Ladji est un jeune malien de vingt ans qui nourrit de grandes ambitions mais qui, comme la plupart des jeunes africains, n’a pas de travail. N'ayant pas réussi à obtenir un poste de chauffeur, il décide de rejoindre le monde du crime en convoyant de la cocaïne. Si cette histoire est une fiction, c’est sur la réalité de la vie en Afrique de l’Ouest, et au Mali en particulier, que le réalisateur Daouda Coulibaly a puisé sa matière pour son premier long-métrage.

L’idée du film est née dit-il lors "de la lecture d’un article de presse sur le trafic de drogue en Afrique de l’Ouest. Après un peu d’investigation, j’ai pris conscience de l’ampleur du phénomène. D’instinct, je me suis demandé ce que ce trafic pourrait bien présager." Un coup de maître pour son premier essai. Il emprunte les codes de la fiction occidentale moderne, mais ancrée dans les réalités des pays africains. En ce sens, il rappelle le film du congolais Djo Tunda Wa Munga, "Viva Riva !".

"Wulu" est un thriller efficace et, au-delà de l’ascension d’un jeune dealer dans la ville de Bamako, c’est toute l’histoire récente du Mali qui est racontée. Le trafic de drogue est un véritable tabou dans ce pays. Et pourtant, il est à la convergence de plusieurs faits expliquant la corruption des politiques, des douaniers, des élites et des jihadistes. Ce monde violent, Daouda Coulibaly le traduit à l’écran sans jamais trahir aucune localité africaine, ni aucun habitant. Les décors, souvent naturels, vous plongent dans les villes vivantes et diverses. Les bidonvilles comme les beaux quartiers, les jolies maisons et les hôtels chics, l’idée étant de sortir des clichés souvent accolés aux pays africains, souvent dépeint comme des agrégats de villages.

"Wulu" parle d’une Afrique moderne, urbaine, pauvre, ingénieuse tout en restant ancrée dans ses traditions, car il est tout autant question d’ascension dans le monde de la drogue que d’élévation spirituelle. Le jeune Ladji accomplit toutes ses tâches avec une intelligence et une ardeur qui forcent le respect. Intelligence dont on déplore le gâchis.

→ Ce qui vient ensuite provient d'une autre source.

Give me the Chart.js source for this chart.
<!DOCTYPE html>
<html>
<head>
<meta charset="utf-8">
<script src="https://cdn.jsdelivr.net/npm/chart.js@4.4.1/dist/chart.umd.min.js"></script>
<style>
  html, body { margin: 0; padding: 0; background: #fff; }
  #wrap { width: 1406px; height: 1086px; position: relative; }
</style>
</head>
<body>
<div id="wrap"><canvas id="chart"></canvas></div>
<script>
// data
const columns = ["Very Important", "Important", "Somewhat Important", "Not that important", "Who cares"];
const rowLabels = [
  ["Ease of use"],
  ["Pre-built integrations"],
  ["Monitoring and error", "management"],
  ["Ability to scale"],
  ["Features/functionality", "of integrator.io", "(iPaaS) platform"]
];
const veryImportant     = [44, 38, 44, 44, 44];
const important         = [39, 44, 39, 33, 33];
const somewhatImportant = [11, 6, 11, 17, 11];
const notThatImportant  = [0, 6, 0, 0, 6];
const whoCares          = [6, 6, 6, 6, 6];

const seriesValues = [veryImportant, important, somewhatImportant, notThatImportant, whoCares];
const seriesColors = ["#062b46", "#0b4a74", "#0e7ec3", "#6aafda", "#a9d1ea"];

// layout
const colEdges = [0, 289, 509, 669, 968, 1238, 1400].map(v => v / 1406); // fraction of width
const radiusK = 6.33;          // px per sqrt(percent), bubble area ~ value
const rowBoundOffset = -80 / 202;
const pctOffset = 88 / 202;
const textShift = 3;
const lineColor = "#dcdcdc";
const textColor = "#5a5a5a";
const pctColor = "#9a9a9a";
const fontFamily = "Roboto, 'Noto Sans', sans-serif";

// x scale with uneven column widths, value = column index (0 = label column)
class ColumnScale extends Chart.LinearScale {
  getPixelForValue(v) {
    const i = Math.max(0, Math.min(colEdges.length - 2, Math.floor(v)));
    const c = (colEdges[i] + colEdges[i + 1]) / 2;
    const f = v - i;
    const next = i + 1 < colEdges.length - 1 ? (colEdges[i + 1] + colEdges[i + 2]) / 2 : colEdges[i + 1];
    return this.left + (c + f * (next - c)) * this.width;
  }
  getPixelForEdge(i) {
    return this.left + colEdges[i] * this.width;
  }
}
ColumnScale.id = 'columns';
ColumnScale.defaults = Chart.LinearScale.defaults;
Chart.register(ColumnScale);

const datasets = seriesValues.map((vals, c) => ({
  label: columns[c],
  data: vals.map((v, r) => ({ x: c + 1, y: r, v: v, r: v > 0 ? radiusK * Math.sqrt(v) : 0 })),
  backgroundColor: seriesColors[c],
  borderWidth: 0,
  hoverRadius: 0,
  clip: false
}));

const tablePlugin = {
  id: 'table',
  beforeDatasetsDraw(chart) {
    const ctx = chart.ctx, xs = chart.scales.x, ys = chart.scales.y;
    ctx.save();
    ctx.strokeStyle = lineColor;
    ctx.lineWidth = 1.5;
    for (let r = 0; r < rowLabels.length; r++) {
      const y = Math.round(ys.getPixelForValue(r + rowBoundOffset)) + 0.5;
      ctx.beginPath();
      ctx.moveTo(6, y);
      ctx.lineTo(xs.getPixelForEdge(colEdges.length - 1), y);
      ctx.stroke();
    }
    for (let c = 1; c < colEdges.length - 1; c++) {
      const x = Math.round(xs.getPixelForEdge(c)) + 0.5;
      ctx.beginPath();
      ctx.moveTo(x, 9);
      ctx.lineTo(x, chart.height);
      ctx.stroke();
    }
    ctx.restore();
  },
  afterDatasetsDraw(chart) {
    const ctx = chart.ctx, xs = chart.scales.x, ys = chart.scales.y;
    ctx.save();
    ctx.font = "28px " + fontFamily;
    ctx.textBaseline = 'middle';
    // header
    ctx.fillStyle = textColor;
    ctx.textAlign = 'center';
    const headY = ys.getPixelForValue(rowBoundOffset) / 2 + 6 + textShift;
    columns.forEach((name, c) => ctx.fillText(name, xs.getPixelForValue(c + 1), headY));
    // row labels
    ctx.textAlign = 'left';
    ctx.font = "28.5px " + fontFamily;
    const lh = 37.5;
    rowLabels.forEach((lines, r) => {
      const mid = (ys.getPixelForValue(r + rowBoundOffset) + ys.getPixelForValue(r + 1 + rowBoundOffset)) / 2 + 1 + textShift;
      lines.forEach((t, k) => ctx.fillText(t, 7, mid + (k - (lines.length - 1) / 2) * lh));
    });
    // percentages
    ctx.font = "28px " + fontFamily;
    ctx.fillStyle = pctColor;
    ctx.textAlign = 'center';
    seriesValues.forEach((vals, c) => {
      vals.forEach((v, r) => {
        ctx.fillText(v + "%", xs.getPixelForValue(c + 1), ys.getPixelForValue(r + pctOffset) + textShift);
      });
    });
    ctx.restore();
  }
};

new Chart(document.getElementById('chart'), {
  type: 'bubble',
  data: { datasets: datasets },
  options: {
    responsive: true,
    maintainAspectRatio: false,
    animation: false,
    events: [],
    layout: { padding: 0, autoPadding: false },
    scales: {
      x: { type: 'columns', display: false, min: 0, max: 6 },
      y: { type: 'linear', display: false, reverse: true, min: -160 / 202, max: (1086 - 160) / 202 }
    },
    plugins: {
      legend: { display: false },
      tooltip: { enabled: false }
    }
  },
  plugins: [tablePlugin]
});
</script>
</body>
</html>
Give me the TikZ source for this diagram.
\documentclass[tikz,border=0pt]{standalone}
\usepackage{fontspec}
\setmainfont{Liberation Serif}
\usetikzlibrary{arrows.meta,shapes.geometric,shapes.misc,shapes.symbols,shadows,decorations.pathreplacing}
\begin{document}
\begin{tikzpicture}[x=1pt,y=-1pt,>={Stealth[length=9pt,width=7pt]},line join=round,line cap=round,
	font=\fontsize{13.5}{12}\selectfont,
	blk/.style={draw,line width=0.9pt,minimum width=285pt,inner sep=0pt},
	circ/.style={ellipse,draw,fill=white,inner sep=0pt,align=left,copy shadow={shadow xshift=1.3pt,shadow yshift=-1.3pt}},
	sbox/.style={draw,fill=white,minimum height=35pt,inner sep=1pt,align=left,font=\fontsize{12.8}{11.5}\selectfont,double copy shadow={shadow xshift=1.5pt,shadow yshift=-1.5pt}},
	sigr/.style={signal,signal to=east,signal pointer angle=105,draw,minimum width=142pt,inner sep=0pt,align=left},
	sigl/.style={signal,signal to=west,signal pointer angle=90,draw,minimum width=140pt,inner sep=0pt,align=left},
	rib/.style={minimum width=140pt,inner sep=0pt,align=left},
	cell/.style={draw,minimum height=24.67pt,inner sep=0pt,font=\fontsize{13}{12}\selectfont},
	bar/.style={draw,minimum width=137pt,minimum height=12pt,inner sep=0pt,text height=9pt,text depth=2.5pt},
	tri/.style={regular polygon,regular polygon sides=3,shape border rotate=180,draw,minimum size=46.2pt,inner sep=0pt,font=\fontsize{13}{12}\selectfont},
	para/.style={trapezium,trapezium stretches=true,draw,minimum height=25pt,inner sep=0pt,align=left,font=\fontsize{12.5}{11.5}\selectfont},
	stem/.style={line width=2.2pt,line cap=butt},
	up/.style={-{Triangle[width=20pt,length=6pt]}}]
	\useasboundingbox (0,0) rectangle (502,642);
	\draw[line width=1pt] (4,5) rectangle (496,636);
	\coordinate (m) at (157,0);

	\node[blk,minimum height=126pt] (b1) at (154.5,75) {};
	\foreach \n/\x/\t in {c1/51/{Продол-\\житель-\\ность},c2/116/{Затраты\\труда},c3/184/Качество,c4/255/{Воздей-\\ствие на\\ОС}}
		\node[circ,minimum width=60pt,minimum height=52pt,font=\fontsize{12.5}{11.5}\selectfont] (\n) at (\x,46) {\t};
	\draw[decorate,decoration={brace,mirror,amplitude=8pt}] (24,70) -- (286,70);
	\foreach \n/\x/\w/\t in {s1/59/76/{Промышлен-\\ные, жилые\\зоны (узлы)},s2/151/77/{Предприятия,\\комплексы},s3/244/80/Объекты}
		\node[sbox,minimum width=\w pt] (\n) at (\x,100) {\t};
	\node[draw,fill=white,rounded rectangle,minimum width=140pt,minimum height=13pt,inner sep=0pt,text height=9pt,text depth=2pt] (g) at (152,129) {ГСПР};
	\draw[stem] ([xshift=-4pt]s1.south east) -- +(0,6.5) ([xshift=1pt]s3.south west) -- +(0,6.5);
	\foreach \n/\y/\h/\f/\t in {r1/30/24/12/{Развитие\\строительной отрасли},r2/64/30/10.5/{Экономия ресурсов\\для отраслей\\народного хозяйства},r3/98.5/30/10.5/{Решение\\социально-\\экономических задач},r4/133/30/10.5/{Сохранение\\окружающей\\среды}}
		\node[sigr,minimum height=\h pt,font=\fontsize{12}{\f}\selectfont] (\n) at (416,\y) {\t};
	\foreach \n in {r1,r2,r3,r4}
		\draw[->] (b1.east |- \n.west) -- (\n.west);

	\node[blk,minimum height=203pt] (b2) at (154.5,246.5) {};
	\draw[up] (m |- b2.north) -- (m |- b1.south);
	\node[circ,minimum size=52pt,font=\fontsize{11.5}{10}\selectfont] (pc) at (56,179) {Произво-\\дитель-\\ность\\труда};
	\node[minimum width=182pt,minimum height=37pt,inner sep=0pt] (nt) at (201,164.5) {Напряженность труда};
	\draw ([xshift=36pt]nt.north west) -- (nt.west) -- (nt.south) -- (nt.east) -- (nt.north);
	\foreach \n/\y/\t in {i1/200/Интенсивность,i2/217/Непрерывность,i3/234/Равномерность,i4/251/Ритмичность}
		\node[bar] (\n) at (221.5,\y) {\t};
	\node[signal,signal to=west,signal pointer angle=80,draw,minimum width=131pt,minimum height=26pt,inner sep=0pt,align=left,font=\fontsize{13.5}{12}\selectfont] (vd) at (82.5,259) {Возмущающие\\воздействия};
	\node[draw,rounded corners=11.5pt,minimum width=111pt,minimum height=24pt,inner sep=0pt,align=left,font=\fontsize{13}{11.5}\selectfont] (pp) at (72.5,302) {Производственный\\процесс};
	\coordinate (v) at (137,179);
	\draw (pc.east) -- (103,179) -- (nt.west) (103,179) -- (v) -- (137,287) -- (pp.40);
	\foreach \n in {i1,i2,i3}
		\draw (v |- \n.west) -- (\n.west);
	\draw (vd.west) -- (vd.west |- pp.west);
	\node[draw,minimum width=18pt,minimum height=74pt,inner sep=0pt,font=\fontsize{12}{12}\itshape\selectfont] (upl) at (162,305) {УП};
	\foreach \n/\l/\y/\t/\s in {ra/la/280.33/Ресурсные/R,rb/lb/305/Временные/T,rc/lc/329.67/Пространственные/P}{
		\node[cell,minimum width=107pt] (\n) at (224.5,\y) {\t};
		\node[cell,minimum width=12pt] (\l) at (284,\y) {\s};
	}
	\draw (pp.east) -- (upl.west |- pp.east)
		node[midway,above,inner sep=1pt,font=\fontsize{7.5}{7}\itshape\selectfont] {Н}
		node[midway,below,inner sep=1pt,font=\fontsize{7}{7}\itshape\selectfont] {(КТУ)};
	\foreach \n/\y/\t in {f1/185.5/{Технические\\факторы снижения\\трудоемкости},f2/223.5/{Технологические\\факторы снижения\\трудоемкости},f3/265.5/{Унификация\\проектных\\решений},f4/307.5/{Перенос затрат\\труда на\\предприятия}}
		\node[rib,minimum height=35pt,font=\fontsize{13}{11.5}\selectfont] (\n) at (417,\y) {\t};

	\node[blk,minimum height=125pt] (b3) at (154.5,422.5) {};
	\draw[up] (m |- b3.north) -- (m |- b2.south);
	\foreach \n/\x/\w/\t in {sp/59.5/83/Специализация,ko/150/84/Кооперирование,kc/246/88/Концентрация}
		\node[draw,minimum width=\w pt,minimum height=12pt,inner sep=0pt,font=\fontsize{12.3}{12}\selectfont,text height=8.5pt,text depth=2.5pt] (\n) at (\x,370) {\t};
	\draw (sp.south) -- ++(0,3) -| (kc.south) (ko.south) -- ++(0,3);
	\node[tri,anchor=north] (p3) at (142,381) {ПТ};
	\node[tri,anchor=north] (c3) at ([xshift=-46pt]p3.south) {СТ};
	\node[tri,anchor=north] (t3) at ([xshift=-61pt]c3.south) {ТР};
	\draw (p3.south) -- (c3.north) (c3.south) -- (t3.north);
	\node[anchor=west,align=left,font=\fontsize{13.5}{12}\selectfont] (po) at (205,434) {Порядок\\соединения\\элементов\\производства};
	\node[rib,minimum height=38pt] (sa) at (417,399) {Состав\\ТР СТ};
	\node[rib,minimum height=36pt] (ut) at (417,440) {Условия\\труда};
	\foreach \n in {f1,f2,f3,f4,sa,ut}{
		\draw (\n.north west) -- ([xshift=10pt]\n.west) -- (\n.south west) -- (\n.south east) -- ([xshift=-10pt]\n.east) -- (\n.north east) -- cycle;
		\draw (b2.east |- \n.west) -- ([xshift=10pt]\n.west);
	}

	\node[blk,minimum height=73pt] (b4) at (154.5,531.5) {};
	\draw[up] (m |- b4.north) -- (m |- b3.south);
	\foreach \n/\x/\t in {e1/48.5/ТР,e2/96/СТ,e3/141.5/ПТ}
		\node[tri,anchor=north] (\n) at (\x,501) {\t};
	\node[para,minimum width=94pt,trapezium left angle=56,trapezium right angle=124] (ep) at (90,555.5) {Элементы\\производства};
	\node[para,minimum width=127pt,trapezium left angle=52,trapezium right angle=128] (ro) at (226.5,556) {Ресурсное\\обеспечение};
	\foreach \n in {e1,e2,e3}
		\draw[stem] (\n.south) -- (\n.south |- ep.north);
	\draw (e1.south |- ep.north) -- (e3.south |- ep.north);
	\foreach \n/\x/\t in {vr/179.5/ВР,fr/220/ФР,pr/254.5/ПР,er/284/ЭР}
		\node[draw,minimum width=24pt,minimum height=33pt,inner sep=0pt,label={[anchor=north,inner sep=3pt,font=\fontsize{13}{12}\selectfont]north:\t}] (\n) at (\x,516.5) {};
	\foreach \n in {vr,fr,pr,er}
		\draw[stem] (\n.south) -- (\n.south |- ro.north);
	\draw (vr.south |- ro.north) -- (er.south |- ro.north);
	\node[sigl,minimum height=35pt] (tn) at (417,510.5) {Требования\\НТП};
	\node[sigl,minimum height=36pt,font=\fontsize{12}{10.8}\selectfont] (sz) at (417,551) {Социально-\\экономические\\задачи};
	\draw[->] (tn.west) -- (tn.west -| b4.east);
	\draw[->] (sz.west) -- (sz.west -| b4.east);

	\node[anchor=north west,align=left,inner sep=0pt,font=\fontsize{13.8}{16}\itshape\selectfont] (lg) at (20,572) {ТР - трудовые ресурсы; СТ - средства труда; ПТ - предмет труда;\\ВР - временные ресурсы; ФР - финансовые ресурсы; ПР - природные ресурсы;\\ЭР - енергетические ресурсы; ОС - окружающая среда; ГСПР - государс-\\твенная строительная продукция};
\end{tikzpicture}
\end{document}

Ibrahima Koma, meilleur interprète masculin du Fespaco

l'acteur qui incarne magistralement ce rôle de dealer mutique et charismatique est le franco-malien Ibrahima koma. Sa performance a d’ailleurs été remarquée au Fespaco, où il a décroché le prix du meilleur interprète masculin. Il campe un jeune homme qui, pour obéir à son devoir, va jusqu’au bout de ses promesses, même les plus intenables. Le casting est brillant. Et Coulibaly a un talent rare pour débusquer le talent là où il se trouve.

C'est ainsi que la chanteuse malienne Inna Modja campe un rôle inattendu, celui d'une prostituée désabusée et vénale. Un film qui a séduit le public burkinabè lors du Fespaco.